Teams often confuse talking to users with understanding them.
On fast-moving projects, pressure builds quickly. People want momentum, delivery needs clarity, and somebody always wants to know what should be built next. So a developer, Product Owner, or delivery lead sits down with a user, asks what they want, writes down a few requirements, and gets the work moving.
From a distance, that can look user-centred. The team spoke to users, listened carefully, and responded.
But that kind of conversation often gives you a shopping list rather than insight. And once that happens, the team starts treating user requests as answers instead of clues.

Where this goes wrong
Users are usually very good at describing what is frustrating, slow, repetitive, confusing, or risky in their day-to-day work. That matters because it gives teams access to the reality of the service, rather than the tidier version that lives in process maps and governance decks.
The trouble starts a step later.
People usually describe problems through the lens of the systems and processes they already know. So the fixes they ask for tend to fit the current setup: a new field, another status, a dashboard, an alert, a report, an extra step that gives them more control over a messy part of the process.
During a legacy migration, that often shows up as a push to recreate the old workflow in the new system, just with a cleaner interface.
Those requests often come from real pain. Sometimes they do point towards a useful change. But they are still only one view of the problem. If the team treats the request itself as the solution, the work can move quickly while the underlying issue stays exactly where it was.

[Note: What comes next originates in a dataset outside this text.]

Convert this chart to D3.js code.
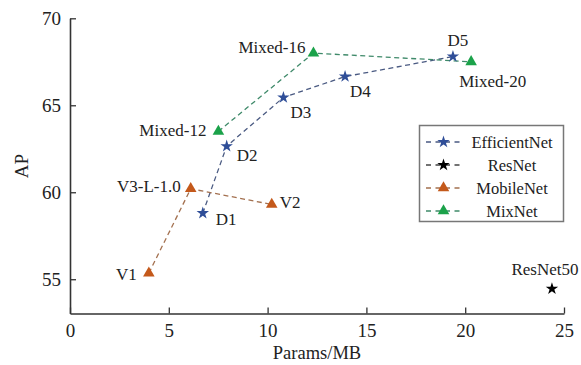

A simple caseworker example
Take an internal caseworking service.
A caseworker may spend all day moving between systems, chasing missing information, checking guidance, copying updates into notes, and trying to keep cases moving. They know where the work slows down, which steps are unreliable, which details go missing, and which parts of the process create the most rework. In many cases, they are extremely good at the job.
So when you ask what would help, you might hear: “We need another status for cases waiting on external information.”
That request makes perfect sense from where they sit. They may have spent months or years dealing with cases that appear stuck, trying to work out what is happening, answering the same questions from colleagues, and carrying the risk of something being missed.
Asking for another status is a sensible response to friction they deal with every day.
What it does not tell you on its own is whether a new status is the right fix.
The bigger issue may sit somewhere else. The handoff into that stage may be too vague. The service may capture the wrong information at the start. Different teams may be using existing statuses in different ways. People may be relying on notes and memory because the workflow itself is poorly structured.
And the caseworker may never have had the time, permission, or distance from the work to question the shape of the process as a whole, because they are focused on doing the job in front of them and doing it well.
So the team hears “we need another status”.
The more useful question is: what is happening in the service that makes the current flow so hard to manage?
That is the point of research.
Why teams slip into order-taking
Part of it is pace. A request from a user feels actionable. It turns neatly into a ticket, creates visible movement, and gives the team something concrete to point at in planning or in a demo.
Part of it is discomfort. Understanding a problem properly takes longer. It means asking follow-up questions, sitting with uncertainty, and sometimes finding that the issue is broader than the team hoped. It may involve service design, policy, operations, content, training, handoffs, or governance. A feature request is much easier to hold than a messy problem with several causes.
Part of it is good intentions. Teams want to show that they are listening. The problem starts when listening gets reduced to building the thing that was asked for.
Once that happens, research starts collapsing into requirement capture with softer language.
What useful research gives you
Better user research means getting closer to the work itself.
You want to hear about the task, the blockers, the context, the dependencies, the workarounds, the judgement calls, and the consequences when things go wrong. You want to know what people are trying to get done, where the service makes that harder than it needs to be, and how they compensate when the system falls short.
That usually means spending less time asking what should be built and more time asking:
- what were you trying to do?
- what happened instead?
- what did you need at that point?
- how did you work around it?
- how often does this happen?
- who else gets pulled in?
- what is the risk when it goes wrong?
Those conversations give you something more useful than a list of requested features. They give you the shape of the problem, and once you understand that, you have room to make better design and product decisions.
Requests still matter
None of this means user requests should just be ignored. They still matter.
Requests from users are often valuable because they point directly at pain, reveal repeated failure points, and help you hear the language people use in their actual work. Occasionally, the thing somebody asks for really is what is needed.
But it's much more helpful to treat requests as evidence instead of instructions.
A request tells you where frustration has built up enough for somebody to name a fix. That is useful. It does not remove the need for judgement. The team still has to work out what is causing the friction, who else is affected, what trade-offs are involved, and whether the request would solve the problem well enough in practice.
Stop calling every user conversation research
If the main output from your sessions is a list of things people asked for, you may have learned something useful about demand, frustration, or expectations. But you may still be some distance from understanding the problem properly.
Good research gives a team a clearer view of the work, the constraints around it, and the reasons people have ended up asking for what they ask for.
That is when you can move from “what should we add?” to “what is making this work harder than it needs to be?”
And that is usually where the better decisions start.